On May 7, British voters will head to the polls to elect a new Parliament. If mid-April forecasts are correct, the formation of a government will be a bit more complicated than in elections past. The results of those elections will have important ramifications for the conduct of economic policy in both Britain and the European Union.
For most of the last two centuries, British governments have been formed by one of the two major political parties of the time. Before World War I, either the Conservative (Tory) Party or the Liberal Party; since then, either the Conservatives or the Labour Party.
The dominance of two parties can be explained, in part, by Britain’s first-past-the-post (FPP) electoral system. Under this system, there are no primaries and no run-off elections – the candidate who garners the largest number of votes in each constituency wins the seat. Hence, a minor party with 20 percent support in each constituency will not win any seats in Parliament. The only way for such a party to be a serious contender is if its votes are concentrated in fewer constituencies, for example, if their candidates received 50 percent of the vote in 40 percent of the constituencies. Hence, it is not surprising that British governments have been overwhelmingly one-party affairs during the past two centuries.
Contrast the FPP system with proportional representation (PR), which exist in Germany, Israel, and elsewhere. In PR systems, winning 20 percent of the overall vote is likely to translate into approximately 20 percent of the seats in Parliament. Governments in PR countries are usually coalitions of two or more parties, since in multiparty countries it is unusual for any one party to secure the 50 percent of seat in Parliament necessary to govern alone. Coalition governments are therefore the rule, rather than the exception in PR countries.
The results of Britain’s 2010 elections were unusually close. Neither the Conservatives nor Labour won enough seats to form a government on its own; the Liberal Democrats (LDP) – which already had some strength in the west and north of England and in Scotland—had a slightly better-than-usual result and gained enough seats to put the Conservatives in power, make David Cameron Prime Minister and the Liberal Democrat leader Nick Clegg Deputy Prime Minister.
In the five years since the previous government was formed, a number of developments have made the results of the May 2015 election even more difficult to predict.
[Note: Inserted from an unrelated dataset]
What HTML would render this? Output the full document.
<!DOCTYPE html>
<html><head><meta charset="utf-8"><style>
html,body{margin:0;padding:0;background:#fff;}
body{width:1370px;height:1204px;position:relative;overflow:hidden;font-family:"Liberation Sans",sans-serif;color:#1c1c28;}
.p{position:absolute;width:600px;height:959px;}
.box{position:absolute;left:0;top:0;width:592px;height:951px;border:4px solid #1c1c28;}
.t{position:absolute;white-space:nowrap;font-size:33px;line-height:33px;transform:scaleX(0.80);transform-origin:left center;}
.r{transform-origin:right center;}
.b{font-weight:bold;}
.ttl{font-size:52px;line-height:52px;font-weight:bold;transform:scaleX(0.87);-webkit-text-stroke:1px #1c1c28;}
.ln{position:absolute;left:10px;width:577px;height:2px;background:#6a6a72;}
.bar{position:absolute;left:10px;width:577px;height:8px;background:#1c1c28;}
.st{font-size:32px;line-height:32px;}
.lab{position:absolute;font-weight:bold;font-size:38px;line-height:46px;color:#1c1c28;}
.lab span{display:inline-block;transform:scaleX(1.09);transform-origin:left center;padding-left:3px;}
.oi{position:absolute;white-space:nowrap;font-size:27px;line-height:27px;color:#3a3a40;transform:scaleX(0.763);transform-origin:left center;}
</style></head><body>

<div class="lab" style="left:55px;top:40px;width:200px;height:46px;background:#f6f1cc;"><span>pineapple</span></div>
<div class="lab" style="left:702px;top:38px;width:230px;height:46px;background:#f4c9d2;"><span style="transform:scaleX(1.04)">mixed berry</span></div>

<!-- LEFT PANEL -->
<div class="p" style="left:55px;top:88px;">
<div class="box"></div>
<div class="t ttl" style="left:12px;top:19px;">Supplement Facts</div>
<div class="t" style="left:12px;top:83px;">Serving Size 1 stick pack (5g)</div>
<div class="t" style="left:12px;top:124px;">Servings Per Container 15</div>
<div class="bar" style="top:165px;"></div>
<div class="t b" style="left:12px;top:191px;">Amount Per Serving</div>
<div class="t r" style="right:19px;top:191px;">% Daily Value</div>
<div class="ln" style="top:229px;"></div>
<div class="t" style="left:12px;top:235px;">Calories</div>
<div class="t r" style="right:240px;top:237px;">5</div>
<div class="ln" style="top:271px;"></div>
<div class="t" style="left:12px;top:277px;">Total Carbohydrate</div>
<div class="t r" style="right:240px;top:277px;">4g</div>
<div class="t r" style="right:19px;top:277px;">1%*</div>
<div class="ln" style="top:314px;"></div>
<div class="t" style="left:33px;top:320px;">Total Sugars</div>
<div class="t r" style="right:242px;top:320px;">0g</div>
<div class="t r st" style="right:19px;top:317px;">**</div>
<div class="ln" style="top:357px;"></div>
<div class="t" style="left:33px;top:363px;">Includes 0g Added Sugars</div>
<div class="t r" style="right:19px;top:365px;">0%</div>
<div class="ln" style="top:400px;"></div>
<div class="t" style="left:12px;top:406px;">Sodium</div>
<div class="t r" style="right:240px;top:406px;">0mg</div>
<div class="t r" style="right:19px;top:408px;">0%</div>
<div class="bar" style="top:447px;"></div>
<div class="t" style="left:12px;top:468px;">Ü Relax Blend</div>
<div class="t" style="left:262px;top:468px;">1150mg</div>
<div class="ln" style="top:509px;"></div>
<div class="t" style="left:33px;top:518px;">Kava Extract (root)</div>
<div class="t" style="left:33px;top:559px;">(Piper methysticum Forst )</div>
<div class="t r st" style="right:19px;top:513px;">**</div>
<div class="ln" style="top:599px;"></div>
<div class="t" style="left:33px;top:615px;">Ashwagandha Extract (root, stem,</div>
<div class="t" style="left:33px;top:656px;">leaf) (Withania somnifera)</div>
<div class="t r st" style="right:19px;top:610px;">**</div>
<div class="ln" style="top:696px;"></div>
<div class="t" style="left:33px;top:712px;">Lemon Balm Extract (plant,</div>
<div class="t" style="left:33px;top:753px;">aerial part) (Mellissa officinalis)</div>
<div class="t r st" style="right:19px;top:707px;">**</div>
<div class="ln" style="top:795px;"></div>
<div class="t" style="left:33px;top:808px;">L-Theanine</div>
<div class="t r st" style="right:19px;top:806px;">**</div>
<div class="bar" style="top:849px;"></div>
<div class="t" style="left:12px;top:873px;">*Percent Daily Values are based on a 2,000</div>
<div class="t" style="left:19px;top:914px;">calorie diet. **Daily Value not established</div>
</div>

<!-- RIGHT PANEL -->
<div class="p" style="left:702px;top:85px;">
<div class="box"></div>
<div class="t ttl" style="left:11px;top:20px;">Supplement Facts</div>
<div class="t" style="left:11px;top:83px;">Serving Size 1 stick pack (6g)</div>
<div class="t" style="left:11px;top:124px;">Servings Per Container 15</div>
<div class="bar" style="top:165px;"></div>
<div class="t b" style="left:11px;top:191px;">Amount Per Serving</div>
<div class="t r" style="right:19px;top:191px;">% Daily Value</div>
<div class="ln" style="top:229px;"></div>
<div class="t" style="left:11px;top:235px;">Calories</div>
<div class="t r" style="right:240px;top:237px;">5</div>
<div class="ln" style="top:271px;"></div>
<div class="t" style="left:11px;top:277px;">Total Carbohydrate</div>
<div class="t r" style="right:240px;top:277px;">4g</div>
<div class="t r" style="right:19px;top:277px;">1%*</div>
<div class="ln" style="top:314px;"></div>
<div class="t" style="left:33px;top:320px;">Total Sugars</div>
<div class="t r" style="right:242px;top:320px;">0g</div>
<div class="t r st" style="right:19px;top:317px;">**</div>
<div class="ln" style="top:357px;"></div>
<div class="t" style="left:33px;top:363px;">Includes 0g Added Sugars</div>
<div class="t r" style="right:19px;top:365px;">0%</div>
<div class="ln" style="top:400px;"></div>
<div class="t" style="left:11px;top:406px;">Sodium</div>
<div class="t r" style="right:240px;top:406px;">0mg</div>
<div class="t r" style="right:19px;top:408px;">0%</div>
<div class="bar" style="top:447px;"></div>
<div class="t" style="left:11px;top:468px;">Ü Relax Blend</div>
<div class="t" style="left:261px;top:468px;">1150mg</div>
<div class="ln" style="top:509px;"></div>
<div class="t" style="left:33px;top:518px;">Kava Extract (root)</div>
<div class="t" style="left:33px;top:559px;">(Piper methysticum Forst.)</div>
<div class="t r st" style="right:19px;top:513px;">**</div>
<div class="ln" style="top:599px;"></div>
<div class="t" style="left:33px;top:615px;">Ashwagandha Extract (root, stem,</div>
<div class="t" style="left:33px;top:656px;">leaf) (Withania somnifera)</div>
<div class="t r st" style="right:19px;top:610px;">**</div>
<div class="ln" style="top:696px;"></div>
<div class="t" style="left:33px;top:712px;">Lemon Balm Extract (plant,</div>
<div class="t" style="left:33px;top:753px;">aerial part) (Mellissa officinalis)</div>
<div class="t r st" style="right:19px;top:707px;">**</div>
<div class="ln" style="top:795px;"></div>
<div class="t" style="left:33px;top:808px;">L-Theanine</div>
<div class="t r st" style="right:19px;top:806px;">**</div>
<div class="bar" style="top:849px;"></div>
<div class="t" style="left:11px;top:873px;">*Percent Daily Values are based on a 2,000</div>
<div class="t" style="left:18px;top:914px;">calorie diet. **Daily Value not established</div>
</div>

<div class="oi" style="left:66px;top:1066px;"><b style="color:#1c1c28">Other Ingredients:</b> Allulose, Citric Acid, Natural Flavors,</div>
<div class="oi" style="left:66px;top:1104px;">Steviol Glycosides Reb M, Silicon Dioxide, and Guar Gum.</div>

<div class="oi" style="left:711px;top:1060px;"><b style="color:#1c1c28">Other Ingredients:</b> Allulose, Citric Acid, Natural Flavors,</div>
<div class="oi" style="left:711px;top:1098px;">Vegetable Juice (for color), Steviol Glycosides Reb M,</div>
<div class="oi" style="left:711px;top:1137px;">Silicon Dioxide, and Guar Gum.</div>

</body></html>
First, party loyalty appears to be a thing of the past. In 1951, according to the Economist, Labour and the Conservatives took a combined 97 percent of the vote. These days, however, dyed-in-the-wool Tories and Life-long Laborites are increasingly dinosaurs: the two big parties are currently polling around a third of the vote each and, according to mid-April projections by Election Forecast UK are likely to win only about 280 seats (plus or minus 40 seats), short of the 326 or so needed to govern.
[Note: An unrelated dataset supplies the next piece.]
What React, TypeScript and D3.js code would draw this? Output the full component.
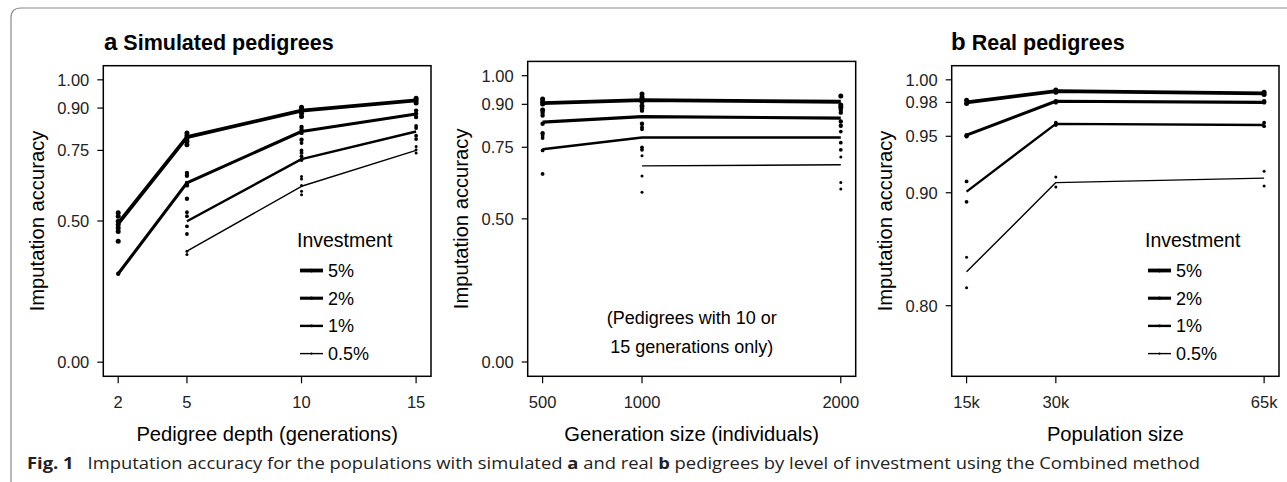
import React from "react";
import * as d3 from "d3";

// ---------- DATA ----------
const investments = ["5%", "2%", "1%", "0.5%"];

// Panel a: pedigree depth
const depthX = [2, 5, 10, 15];
const lineA = [
  [0.491, 0.797, 0.891, 0.927],
  [0.313, 0.635, 0.817, 0.879],
  [null, 0.499, 0.719, 0.817],
  [null, 0.393, 0.623, 0.750],
];
const ptsA = [
  [[0.529, 0.517, 0.499, 0.487, 0.475, 0.463, 0.428], [0.812, 0.802, 0.794, 0.782, 0.770], [0.903, 0.894, 0.882, 0.870], [0.935, 0.927, 0.918]],
  [[0.313], [0.670, 0.660, 0.635, 0.626, 0.579], [0.833, 0.823, 0.812, 0.788], [0.891, 0.880, 0.868]],
  [[], [0.531, 0.517, 0.481, 0.454], [0.776, 0.750, 0.741, 0.729, 0.716], [0.837, 0.829, 0.802, 0.790]],
  [[], [0.393, 0.381], [0.658, 0.649, 0.626, 0.605, 0.593], [0.764, 0.752, 0.741]],
];
const depthTicks = [2, 5, 10, 15];
const accTicksA = [0.0, 0.5, 0.75, 0.9, 1.0];

// Middle panel: generation size
const genX = [500, 1000, 2000];
const lineM = [
  [0.904, 0.915, 0.909],
  [0.838, 0.857, 0.852],
  [0.743, 0.784, 0.784],
  [null, 0.685, 0.689],
];
const ptsM = [
  [[0.919, 0.909, 0.901, 0.880], [0.936, 0.925, 0.909, 0.894], [0.929, 0.898, 0.890]],
  [[0.871, 0.861, 0.832, 0.799], [0.886, 0.878, 0.832], [0.880, 0.871, 0.840, 0.825]],
  [[0.790, 0.782, 0.739, 0.657], [0.820, 0.813, 0.750, 0.741], [0.805, 0.766, 0.741]],
  [[], [0.720, 0.650, 0.593], [0.716, 0.627, 0.604]],
];
const genTicks = [500, 1000, 2000];

// Panel b: population size (thousands)
const popX = [15, 30, 65];
const lineB = [
  [0.980, 0.990, 0.988],
  [0.951, 0.981, 0.980],
  [0.901, 0.961, 0.960],
  [0.830, 0.909, 0.913],
];
const ptsB = [
  [[0.982, 0.979], [0.991, 0.989], [0.989, 0.987]],
  [[0.951, 0.950], [0.981, 0.980], [0.981, 0.980]],
  [[0.910, 0.892], [0.962, 0.960], [0.962, 0.959]],
  [[0.843, 0.816], [0.914, 0.905], [0.919, 0.906]],
];
const popTicks = [15, 30, 65];
const popTickLabels = ["15k", "30k", "65k"];
const accTicksB = [0.8, 0.9, 0.95, 0.98, 1.0];

// ---------- STYLE ----------
const lineW = [3.8, 3.1, 2.4, 1.4];
const dotR = [2.5, 2.2, 1.9, 1.5];
const FONT = "'Liberation Sans', Arial, Helvetica, sans-serif";

type PanelProps = {
  x0: number; x1: number; y0: number; y1: number;
  xDomain: [number, number]; yDomain: [number, number];
  xs: number[]; lines: (number | null)[][]; pts: number[][][];
  xTicks: number[]; xTickLabels?: string[]; yTicks: number[];
  xTitle: string; yTitleX: number;
};

function Panel(p: PanelProps) {
  const xs = d3.scaleLinear().domain(p.xDomain).range([p.x0, p.x1]);
  const ys = d3.scaleLinear().domain(p.yDomain).range([p.y1, p.y0]);
  const line = d3
    .line<[number, number | null]>()
    .defined((d) => d[1] !== null)
    .x((d) => xs(d[0]))
    .y((d) => ys(d[1] as number));
  const midY = (p.y0 + p.y1) / 2;
  return (
    <g>
      {p.lines.map((ln, i) => (
        <path
          key={"l" + i}
          d={line(p.xs.map((x, j) => [x, ln[j]] as [number, number | null])) || ""}
          fill="none"
          stroke="#000"
          strokeWidth={lineW[i]}
          strokeLinejoin="round"
        />
      ))}
      {p.pts.map((series, i) =>
        series.map((vals, j) =>
          vals.map((v, k) => (
            <circle key={`p${i}-${j}-${k}`} cx={xs(p.xs[j])} cy={ys(v)} r={dotR[i]} fill="#000" />
          ))
        )
      )}
      <rect x={p.x0} y={p.y0} width={p.x1 - p.x0} height={p.y1 - p.y0} fill="none" stroke="#000" strokeWidth={1.5} />
      {p.yTicks.map((t) => (
        <g key={"yt" + t}>
          <line x1={p.x0 - 6} x2={p.x0} y1={ys(t)} y2={ys(t)} stroke="#000" strokeWidth={1.2} />
          <text x={p.x0 - 14} y={ys(t)} dy="0.36em" textAnchor="end" fontSize={16.5} fill="#222" fontFamily={FONT}>
            {t.toFixed(2)}
          </text>
        </g>
      ))}
      {p.xTicks.map((t, i) => (
        <g key={"xt" + t}>
          <line x1={xs(t)} x2={xs(t)} y1={p.y1 + 0.5} y2={p.y1 + 7} stroke="#000" strokeWidth={1.2} />
          <text x={xs(t)} y={407.5} textAnchor="middle" fontSize={16.5} fill="#222" fontFamily={FONT}>
            {p.xTickLabels ? p.xTickLabels[i] : String(t)}
          </text>
        </g>
      ))}
      <text x={(p.x0 + p.x1) / 2} y={440.5} textAnchor="middle" fontSize={20.2} fill="#000" fontFamily={FONT}>
        {p.xTitle}
      </text>
      <text
        transform={`translate(${p.yTitleX},${midY}) rotate(-90)`}
        textAnchor="middle"
        fontSize={20.2}
        fill="#000"
        fontFamily={FONT}
      >
        Imputation accuracy
      </text>
    </g>
  );
}

function Legend({ x, y }: { x: number; y: number }) {
  return (
    <g fontFamily={FONT}>
      <text x={x} y={y} fontSize={19.5} fill="#000">Investment</text>
      {investments.map((lab, i) => {
        const cy = y + 23.5 + i * 27.7;
        return (
          <g key={lab}>
            <line x1={x + 3} x2={x + 26} y1={cy} y2={cy} stroke="#000" strokeWidth={lineW[i]} />
            <circle cx={x + 14.5} cy={cy} r={dotR[i] * 0.75} fill="#000" />
            <text x={x + 31} y={cy} dy="0.36em" fontSize={18} fill="#000">{lab}</text>
          </g>
        );
      })}
    </g>
  );
}

export default function App() {
  return (
    <svg width={1287} height={482} style={{ position: "absolute", left: 0, top: 0, background: "#fff" }}>
      <rect x={0} y={0} width={1287} height={482} fill="#fff" />
      <path d="M11,482 L11,18 Q11,8 21,8 L1287,8" fill="none" stroke="#8a8a8a" strokeWidth={1.2} />

      <text x={104} y={50} fontFamily={FONT} fontWeight="bold" fill="#000">
        <tspan fontSize={24}>a</tspan>
        <tspan fontSize={21.5}> Simulated pedigrees</tspan>
      </text>
      <text x={951} y={50} fontFamily={FONT} fontWeight="bold" fill="#000">
        <tspan fontSize={24}>b</tspan>
        <tspan fontSize={21.5}> Real pedigrees</tspan>
      </text>

      <Panel
        x0={103.3} x1={431} y0={65.7} y1={376.3}
        xDomain={[1.35, 15.65]} yDomain={[-0.05, 1.05]}
        xs={depthX} lines={lineA} pts={ptsA}
        xTicks={depthTicks} yTicks={accTicksA}
        xTitle="Pedigree depth (generations)" yTitleX={44}
      />
      <Legend x={297} y={247} />

      <Panel
        x0={527.7} x1={855.7} y0={61.4} y1={376.3}
        xDomain={[425, 2075]} yDomain={[-0.05, 1.05]}
        xs={genX} lines={lineM} pts={ptsM}
        xTicks={genTicks} yTicks={accTicksA}
        xTitle="Generation size (individuals)" yTitleX={468.4}
      />
      <text x={691.7} y={324} textAnchor="middle" fontSize={18} fontFamily={FONT} fill="#000">(Pedigrees with 10 or</text>
      <text x={691.7} y={353} textAnchor="middle" fontSize={18} fontFamily={FONT} fill="#000">15 generations only)</text>

      <Panel
        x0={951.7} x1={1279} y0={65.7} y1={376.3}
        xDomain={[12.5, 67.5]} yDomain={[0.7375, 1.0125]}
        xs={popX} lines={lineB} pts={ptsB}
        xTicks={popTicks} xTickLabels={popTickLabels} yTicks={accTicksB}
        xTitle="Population size" yTitleX={892.4}
      />
      <Legend x={1145} y={247} />

      <text x={27} y={469} fontFamily="'Open Sans', 'Noto Sans', sans-serif" fontSize={16} fill="#222"
        textLength={1173} lengthAdjust="spacingAndGlyphs">
        <tspan fontWeight="bold">Fig. 1</tspan>
        <tspan>{"\u2002 Imputation accuracy for the populations with simulated "}</tspan>
        <tspan fontWeight="bold">a</tspan>
        <tspan>{" and real "}</tspan>
        <tspan fontWeight="bold">b</tspan>
        <tspan>{" pedigrees by level of investment using the Combined method"}</tspan>
      </text>
    </svg>
  );
}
Second, the Liberal Democrats will likely make up a much smaller contingent in the incoming Parliament, making it unlikely that they will again play the role of kingmaker. Viewed ideologically as holding the middle ground between Labour and the Conservatives, going into a coalition with the Conservatives has alienated many of their supporters. This resulted in a poor showing in last year’s local elections, in which the LDP lost more than 40 percent of their local office-holders. Additionally, one of the LDP’s main accomplishments—and a condition for entering the coalition—was to hold a referendum on introducing proportional representation to Parliamentary elections. That referendum lost by a two-to-one margin in 2011, making them less relevant on policy grounds. Finally, the LDP’s pro-Europe stance is increasingly unpopular.
Third, the Scottish National Party (SNP) is poised to make substantial gains. After proposing—and losing—a referendum on Scottish Independence, the SNP has rebounded and now looks like it will be far more popular in Scotland than Labour, which held the majority of Scottish constituencies in the outgoing Parliament, or the LDP. The SNP has said that it would back a Labour government—only because it holds an even greater distain for the Conservatives. Since the Labor Party opposes Scottish independence, it is not clear what the consequences of a Labour-SNP coalition would be for the future of a united Britain.
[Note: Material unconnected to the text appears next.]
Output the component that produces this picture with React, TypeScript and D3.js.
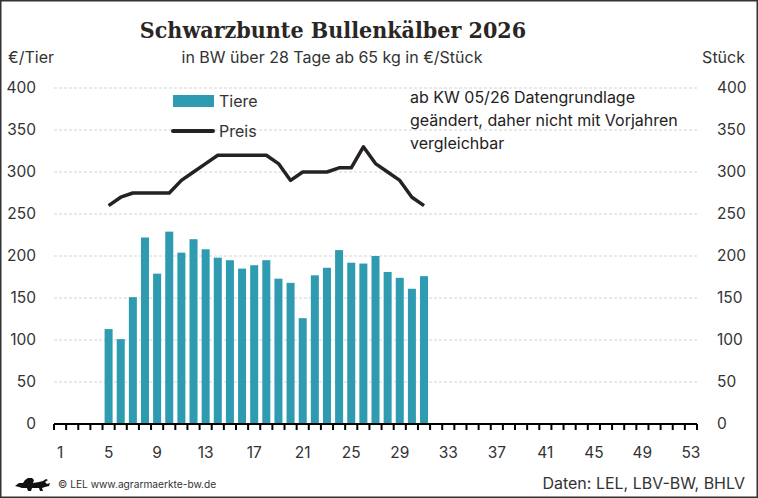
import React from "react";
import * as d3 from "d3";

const weeks = d3.range(1, 54);
const dataWeeks = d3.range(5, 32);
const tiere = [113, 101, 151, 222, 179, 229, 204, 220, 208, 198, 195, 185, 189, 195, 173, 168, 126, 177, 186, 207, 192, 191, 200, 181, 174, 161, 176];
const preis = [260, 270, 275, 275, 275, 275, 290, 300, 310, 320, 320, 320, 320, 320, 310, 290, 300, 300, 300, 305, 305, 330, 310, 300, 290, 270, 260];
const yTicks = [0, 50, 100, 150, 200, 250, 300, 350, 400];
const xTickLabels = [1, 5, 9, 13, 17, 21, 25, 29, 33, 37, 41, 45, 49, 53];
const title = "Schwarzbunte Bullenkälber 2026";
const subtitle = "in BW über 28 Tage ab 65 kg in €/Stück";
const note = ["ab KW 05/26 Datengrundlage", "geändert, daher nicht mit Vorjahren", "vergleichbar"];

const W = 758, H = 498;
const FONT = "Inter, Roboto, sans-serif";
const TEXT = "#333";
const BAR = "#2E9BB0";
const LINE = "#262220";

export default function App() {
  const x = d3.scaleBand<number>().domain(weeks).range([54, 697]).paddingInner(0.34).paddingOuter(0.17);
  const y = d3.scaleLinear().domain([0, 400]).range([424, 88]);
  const bw = x.bandwidth();
  const step = x.step();
  const gap = (step - bw) / 2;
  const cx = (k: number) => (x(k) as number) + bw / 2;
  const line = d3.line<number>().x((_, i) => cx(dataWeeks[i])).y((d) => y(d));
  const boundaries = weeks.map((k) => (x(k) as number) - gap).concat([(x(53) as number) + bw + gap]);

  return (
    <svg width={W} height={H} style={{ position: "absolute", left: 0, top: 0, background: "#fff" }} fontFamily={FONT}>
      <rect x={0.75} y={0.75} width={W - 1.5} height={H - 1.5} fill="#fff" stroke="#333" strokeWidth={1.5} />
      <text x={333} y={38} textAnchor="middle" fontFamily="'DejaVu Serif Condensed', 'DejaVu Serif', serif" fontStretch="condensed" fontWeight="bold" fontSize={23} fill="#2a2623">{title}</text>
      <text x={332} y={63} textAnchor="middle" fontSize={16} fill={TEXT}>{subtitle}</text>
      <text x={8} y={63} fontSize={16} fill={TEXT}>€/Tier</text>
      <text x={745} y={63} textAnchor="end" fontSize={16} fill={TEXT}>Stück</text>

      {yTicks.filter((t) => t > 0).map((t) => (
        <line key={"g" + t} x1={54} x2={697} y1={y(t)} y2={y(t)} stroke="#d4d4d4" strokeWidth={1} strokeDasharray="3,2" />
      ))}
      {yTicks.map((t) => (
        <g key={"t" + t}>
          <text x={36} y={y(t)} dy="0.35em" textAnchor="end" fontSize={15.5} fill={TEXT}>{t}</text>
          <text x={717} y={y(t)} dy="0.35em" textAnchor="start" fontSize={15.5} fill={TEXT}>{t}</text>
        </g>
      ))}

      {dataWeeks.map((k, i) => (
        <rect key={"b" + k} x={x(k) as number} y={y(tiere[i])} width={bw} height={y(0) - y(tiere[i])} fill={BAR} />
      ))}

      <line x1={54} x2={697} y1={y(0)} y2={y(0)} stroke="#000" strokeWidth={2} />
      {boundaries.map((b, i) => (
        <line key={"k" + i} x1={b} x2={b} y1={y(0)} y2={y(0) + 6} stroke="#000" strokeWidth={2} />
      ))}
      {xTickLabels.map((k) => (
        <text key={"x" + k} x={cx(k)} y={453} dy="0.35em" textAnchor="middle" fontSize={15.5} fill={TEXT}>{k}</text>
      ))}

      <path d={line(preis) || ""} fill="none" stroke={LINE} strokeWidth={3.5} strokeLinejoin="round" />

      <rect x={173} y={95} width={41} height={12} fill={BAR} />
      <text x={219} y={101} dy="0.35em" fontSize={16} fill={TEXT}>Tiere</text>
      <line x1={173} x2={213} y1={131} y2={131} stroke={LINE} strokeWidth={4} strokeLinecap="round" />
      <text x={219} y={131} dy="0.35em" fontSize={16} fill={TEXT}>Preis</text>

      {note.map((s, i) => (
        <text key={"n" + i} x={410} y={97 + i * 23} dy="0.35em" fontSize={16} fill="#222">{s}</text>
      ))}

      <g transform="translate(15,477)" fill="#111">
        <path d="M0,9 L4,6 L8,6 L10,3 L13,1 L17,1 L19,3 L18,6 L24,5 L28,4 L31,2 L33,3 L30,5 L32,7 L35,6 L34,9 L30,10 L27,11 L28,14 L25,14 L24,11 L17,11 L16,14 L13,14 L12,11 L7,11 L4,10 Z" />
      </g>
      <text x={58} y={488} fontSize={10.2} fill={TEXT}>© LEL www.agrarmaerkte-bw.de</text>
      <text x={745} y={489} textAnchor="end" fontSize={16} fill={TEXT}>Daten: LEL, LBV-BW, BHLV</text>
    </svg>
  );
}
Finally, the fallout from European sovereign debt crisis has led to a rise in anti-EU sentiment across Europe. David Cameron has had an increasingly contentious relationship with the European Union, blocking several measures that had widespread support among the other EU members, supporting a long-held view in Europe that Britain is not a full-fledged partner in the European enterprise. As leader of the most euro-skeptical of the large UK parties, Cameron has promised that if he is reelected he will hold an “in-or-out” referendum on Britain’s continued presence in the European Union in 2017. Cameron is looking over his right shoulder at the rise of the UK Independence Party, which advocates withdrawal from the European Union and has already drawn some defectors from Conservative Party ranks.
It is impossible at the time of this writing to predict what coalition will emerge from the May 7 election; in fact, the results may remain unclear for several days and weeks as the parties scramble to find a winning, stable coalition. In addition to the parties mentioned above, there are a handful of other tiny parties (e.g., Welsh Nationalists, Greens, and several Northern Ireland parties) which may hold the balance of power. Any coalition that leads to a break-up of the UK or the removal of Britain from the European Union will be costly to Britain, Europe, and the wider world.